Mr Samar thanked the Prime Minister for his confidence in appointing him to be head of the statutory authority responsible for regulating the exploration and mining sector in PNG. The last six years have been the highlight of his career over the last 21 years as a public servant.
“I am privileged to serve the government, the people of Papua New Guinea especially the mining project stakeholders and the exploration and mining industry.
“I am satisfied I have done my part in nation building through managing the MRA and servicing the mining industry. Since the MRA’s establishment in 2007, the statutory authority has performed well in regulating and promoting Papua New Guinea’s mineral sector,” he said.
Mr Samar said for the last 10 years, the mining industry has been the single largest contributor of revenue to the national purse contributing over 60 percent of revenue annually.
“This makes the sector important and the government must continue to support the sector by creating a conducive environment where the industry is allowed to operate sustainably, safely, profitably and responsibly,” Mr Samar said.
He said the government must realise the expected benefits to be derived from these projects such as employment, taxes, duties, royalties, dividends, compensation, training and business spinoffs.
As outgoing MD, Mr Samar said there was still room for more improvements and urged the government to consider to:
– Support the MRAs ongoing regulatory roles by strengthening its governance, independence and resourcing.

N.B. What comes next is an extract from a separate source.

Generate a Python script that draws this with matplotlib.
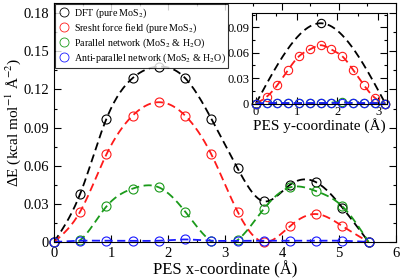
#!/usr/bin/env python3
"""Energy profile along the PES x- and y-coordinates (main panel + inset)."""

import numpy as np
import matplotlib

matplotlib.use("Agg")
import matplotlib.pyplot as plt
from matplotlib.ticker import MultipleLocator

plt.rcParams["font.family"] = ["Liberation Serif", "DejaVu Serif"]
plt.rcParams["mathtext.fontset"] = "stix"

# --- main panel: PES x-coordinate (Å) ---
x_main = [0.0, 0.46, 0.92, 1.38, 1.84, 2.30, 2.76, 3.22, 3.68, 4.14, 4.60, 5.06, 5.52]
dft_x = [0.0, 0.038, 0.097, 0.129, 0.138, 0.129, 0.097, 0.058, 0.032, 0.045, 0.047, 0.027, 0.0]
sresht_x = [0.0, 0.024, 0.069, 0.0995, 0.110, 0.0995, 0.069, 0.024, 0.0, 0.0125, 0.022, 0.0125, 0.0]
parallel_x = [0.0, 0.0015, 0.028, 0.042, 0.043, 0.024, 0.0005, 0.0015, 0.026, 0.043, 0.040, 0.028, 0.0]
antipar_x = [0.0, 0.001, 0.001, 0.001, 0.001, 0.002, 0.001, 0.001, 0.001, 0.001, 0.001, 0.001, 0.0]

# --- inset: PES y-coordinate (Å) ---
x_dft_in = [0.0, 1.59, 3.18]
dft_y = [0.0, 0.095, 0.0]
x_in = [0.0, 0.265, 0.53, 0.795, 1.06, 1.325, 1.59, 1.855, 2.12, 2.385, 2.65, 2.915, 3.18]
sresht_y = [0.0, 0.008, 0.022, 0.040, 0.056, 0.064, 0.069, 0.064, 0.056, 0.040, 0.022, 0.007, 0.0]
parallel_y = [0.0, 0.0005, 0.0005, 0.0005, 0.0005, 0.0005, 0.0005, 0.001, 0.002, 0.0005, 0.0005, 0.0005, 0.0]
antipar_y = [0.0, 0.0005, 0.0005, 0.0005, 0.0005, 0.0005, 0.0005, 0.0005, 0.001, 0.0005, 0.0005, 0.0005, 0.0]

labels = [
    "DFT (pure MoS$_2$)",
    "Sresht force field (pure MoS$_2$)",
    "Parallel network (MoS$_2$ & H$_2$O)",
    "Anti-parallel network (MoS$_2$ & H$_2$O)",
]
colors = ["#000000", "#ff1a1a", "#1a9a1a", "#1a1aff"]


def natural_spline(x, y, n=300):
    # natural cubic spline through the points, only used to draw the smooth line
    x = np.asarray(x, float)
    y = np.asarray(y, float)
    h = np.diff(x)
    m = len(x)
    A = np.zeros((m, m))
    b = np.zeros(m)
    A[0, 0] = A[-1, -1] = 1.0
    for i in range(1, m - 1):
        A[i, i - 1] = h[i - 1]
        A[i, i] = 2 * (h[i - 1] + h[i])
        A[i, i + 1] = h[i]
        b[i] = 3 * ((y[i + 1] - y[i]) / h[i] - (y[i] - y[i - 1]) / h[i - 1])
    c = np.linalg.solve(A, b)
    xs = np.linspace(x[0], x[-1], n)
    idx = np.clip(np.searchsorted(x, xs) - 1, 0, m - 2)
    dx = xs - x[idx]
    bb = (y[idx + 1] - y[idx]) / h[idx] - h[idx] * (2 * c[idx] + c[idx + 1]) / 3
    dd = (c[idx + 1] - c[idx]) / (3 * h[idx])
    return xs, y[idx] + bb * dx + c[idx] * dx ** 2 + dd * dx ** 3


def draw(ax, x, y, color, label=None, ms=6.5, lw=1.3):
    xs, ys = natural_spline(x, y)
    ax.plot(xs, ys, color=color, lw=lw, dashes=(4.5, 2.5))
    ax.plot(x, y, ls="none", marker="o", mfc="none", mec=color, ms=ms, mew=0.8,
            clip_on=False, label=label)


def style(ax, size):
    ax.tick_params(which="both", direction="in", top=True, right=True, labelsize=size)
    ax.tick_params(which="major", length=5, width=0.8)
    ax.tick_params(which="minor", length=2.5, width=0.8)
    for sp in ax.spines.values():
        sp.set_linewidth(0.8)


fig = plt.figure(figsize=(4.01, 2.79), dpi=100)
ax = fig.add_axes([0.1347, 0.1326, 0.8528, 0.8564])

for ys, c, lab in zip([dft_x, sresht_x, parallel_x, antipar_x], colors, labels):
    draw(ax, x_main, ys, c, lab)

ax.set_xlim(0, 6)
ax.set_ylim(0, 0.188)
ax.xaxis.set_major_locator(MultipleLocator(1))
ax.xaxis.set_minor_locator(MultipleLocator(0.5))
ax.set_yticks([0, 0.03, 0.06, 0.09, 0.12, 0.15, 0.18])
ax.set_yticklabels(["0", "0.03", "0.06", "0.09", "0.12", "0.15", "0.18"])
ax.yaxis.set_minor_locator(MultipleLocator(0.015))
style(ax, 10.5)
ax.set_xlabel("PES x-coordinate (Å)", fontsize=12, labelpad=1)
ax.set_ylabel("ΔE (kcal mol$^{-1}$ Å$^{-2}$)", fontsize=11, labelpad=0)

leg = ax.legend(loc="upper left", fontsize=7.2, frameon=True, fancybox=False,
                borderaxespad=0.1, handletextpad=0.4, handlelength=1.2,
                labelspacing=0.15, borderpad=0.25)
leg.get_frame().set_edgecolor("black")
leg.get_frame().set_linewidth(0.8)
for h in leg.legend_handles:
    h.set_markeredgewidth(0.6)

# inset
axi = fig.add_axes([0.628, 0.629, 0.337, 0.324])
draw(axi, x_dft_in, dft_y, colors[0], ms=6, lw=1.3)
draw(axi, x_in, sresht_y, colors[1], ms=6, lw=1.3)
draw(axi, x_in, parallel_y, colors[2], ms=6, lw=1.3)
draw(axi, x_in, antipar_y, colors[3], ms=6, lw=1.3)
axi.set_xlim(-0.1, 3.22)
axi.set_ylim(0, 0.107)
axi.xaxis.set_major_locator(MultipleLocator(1))
axi.xaxis.set_minor_locator(MultipleLocator(0.5))
axi.set_yticks([0, 0.03, 0.06, 0.09])
axi.set_yticklabels(["0", "0.03", "0.06", "0.09"])
axi.yaxis.set_minor_locator(MultipleLocator(0.015))
style(axi, 9)
axi.tick_params(pad=2)
axi.set_xlabel("PES y-coordinate (Å)", fontsize=11, labelpad=0)

fig.savefig("out.png", dpi=100)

– Revise the proposed amendments to the Mining Act to capture additional practical administrative improvements.
– Review and revise the Mining Safety Act 1977.
– Strengthen the regulation of the small scale mining alluvial gold sector.
– Improve training, create awareness and provide capital and appropriate technology to the alluvial miners around the country.
– Change the current benefits sharing arrangements via MOAs to a more project delivery model.
– Review and revise the government’s equity participation in major mining projects.
– Better organise itself to optimise its participation in the Wafi and Frieda copper projects.